[start]
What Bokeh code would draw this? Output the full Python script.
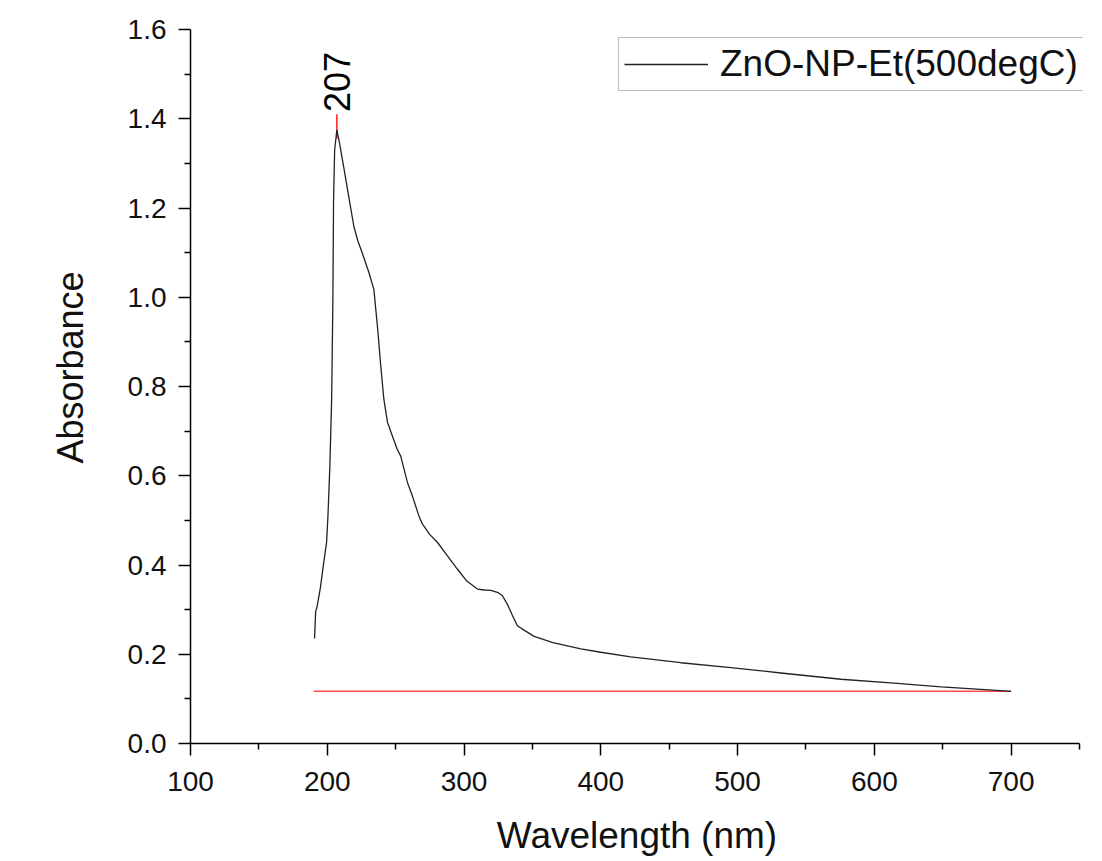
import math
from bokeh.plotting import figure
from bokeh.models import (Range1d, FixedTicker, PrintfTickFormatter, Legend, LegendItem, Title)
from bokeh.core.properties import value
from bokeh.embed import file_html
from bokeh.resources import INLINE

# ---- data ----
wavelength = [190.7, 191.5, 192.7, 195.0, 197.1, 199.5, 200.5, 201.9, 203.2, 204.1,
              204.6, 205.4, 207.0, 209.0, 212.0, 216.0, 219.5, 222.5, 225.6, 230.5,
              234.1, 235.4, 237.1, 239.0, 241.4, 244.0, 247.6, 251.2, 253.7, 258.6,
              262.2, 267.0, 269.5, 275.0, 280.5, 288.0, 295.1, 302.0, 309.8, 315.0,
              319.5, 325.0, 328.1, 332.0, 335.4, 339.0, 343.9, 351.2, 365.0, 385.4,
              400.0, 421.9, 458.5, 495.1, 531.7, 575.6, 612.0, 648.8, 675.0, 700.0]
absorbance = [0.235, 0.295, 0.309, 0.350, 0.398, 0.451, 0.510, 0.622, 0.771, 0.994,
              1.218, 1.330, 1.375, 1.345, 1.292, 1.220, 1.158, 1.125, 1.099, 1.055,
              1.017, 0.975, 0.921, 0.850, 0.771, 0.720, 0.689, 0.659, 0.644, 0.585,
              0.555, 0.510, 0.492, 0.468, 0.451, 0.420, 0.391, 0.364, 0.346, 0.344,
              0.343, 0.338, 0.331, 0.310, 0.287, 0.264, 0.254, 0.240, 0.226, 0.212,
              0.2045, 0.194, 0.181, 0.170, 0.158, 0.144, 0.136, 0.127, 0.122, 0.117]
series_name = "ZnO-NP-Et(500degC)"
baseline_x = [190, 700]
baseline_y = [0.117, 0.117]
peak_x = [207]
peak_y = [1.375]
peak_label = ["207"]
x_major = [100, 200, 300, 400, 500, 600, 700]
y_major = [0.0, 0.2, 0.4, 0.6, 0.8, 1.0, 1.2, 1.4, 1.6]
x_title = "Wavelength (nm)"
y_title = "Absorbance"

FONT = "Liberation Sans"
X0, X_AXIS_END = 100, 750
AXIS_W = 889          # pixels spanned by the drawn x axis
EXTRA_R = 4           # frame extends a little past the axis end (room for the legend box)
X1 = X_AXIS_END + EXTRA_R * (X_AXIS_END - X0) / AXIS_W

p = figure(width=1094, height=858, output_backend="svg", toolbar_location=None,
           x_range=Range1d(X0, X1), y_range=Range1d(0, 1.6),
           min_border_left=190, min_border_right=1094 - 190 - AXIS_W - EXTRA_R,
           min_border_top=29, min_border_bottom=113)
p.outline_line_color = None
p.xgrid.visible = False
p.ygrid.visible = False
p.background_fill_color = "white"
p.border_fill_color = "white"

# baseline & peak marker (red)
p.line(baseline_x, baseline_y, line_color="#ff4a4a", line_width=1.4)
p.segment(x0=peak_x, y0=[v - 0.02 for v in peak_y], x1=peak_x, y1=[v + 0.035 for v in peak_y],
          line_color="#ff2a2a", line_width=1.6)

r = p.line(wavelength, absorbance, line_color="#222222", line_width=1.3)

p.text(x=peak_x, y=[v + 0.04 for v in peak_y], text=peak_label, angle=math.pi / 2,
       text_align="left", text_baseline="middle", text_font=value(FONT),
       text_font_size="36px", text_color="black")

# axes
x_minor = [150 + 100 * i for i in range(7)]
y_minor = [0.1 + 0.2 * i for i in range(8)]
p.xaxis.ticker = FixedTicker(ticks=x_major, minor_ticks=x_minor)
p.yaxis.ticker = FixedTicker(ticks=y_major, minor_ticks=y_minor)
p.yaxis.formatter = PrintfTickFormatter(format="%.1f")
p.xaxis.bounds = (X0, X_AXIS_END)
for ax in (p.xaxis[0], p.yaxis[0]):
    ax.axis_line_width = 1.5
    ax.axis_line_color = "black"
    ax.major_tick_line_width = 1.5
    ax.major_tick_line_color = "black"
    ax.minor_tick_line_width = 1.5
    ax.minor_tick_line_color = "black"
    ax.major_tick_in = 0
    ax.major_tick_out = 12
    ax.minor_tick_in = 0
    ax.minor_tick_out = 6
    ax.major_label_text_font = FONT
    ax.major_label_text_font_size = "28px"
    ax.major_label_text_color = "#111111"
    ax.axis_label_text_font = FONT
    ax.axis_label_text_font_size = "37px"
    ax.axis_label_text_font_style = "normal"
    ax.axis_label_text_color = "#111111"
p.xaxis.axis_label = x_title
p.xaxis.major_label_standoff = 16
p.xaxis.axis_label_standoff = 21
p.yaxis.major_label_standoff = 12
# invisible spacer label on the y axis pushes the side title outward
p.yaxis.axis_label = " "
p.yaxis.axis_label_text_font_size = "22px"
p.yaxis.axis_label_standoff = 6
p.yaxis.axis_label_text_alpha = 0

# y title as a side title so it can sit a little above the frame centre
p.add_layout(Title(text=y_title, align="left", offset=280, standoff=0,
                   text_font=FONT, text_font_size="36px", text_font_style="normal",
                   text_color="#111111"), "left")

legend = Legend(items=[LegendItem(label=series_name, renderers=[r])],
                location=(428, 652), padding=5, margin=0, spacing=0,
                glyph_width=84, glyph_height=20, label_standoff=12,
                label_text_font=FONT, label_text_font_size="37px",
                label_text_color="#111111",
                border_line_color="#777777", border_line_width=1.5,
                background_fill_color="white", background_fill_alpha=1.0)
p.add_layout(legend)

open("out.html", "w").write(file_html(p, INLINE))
[end]
■ **The problem**
Repeat the lines above, starting at the first and stopping after the line that holds "from bokeh.resources import INLINE", with the pictures left out.

■ **Response for this exercise**
What Bokeh code would draw this? Output the full Python script.
import math
from bokeh.plotting import figure
from bokeh.models import (Range1d, FixedTicker, PrintfTickFormatter, Legend, LegendItem, Title)
from bokeh.core.properties import value
from bokeh.embed import file_html
from bokeh.resources import INLINE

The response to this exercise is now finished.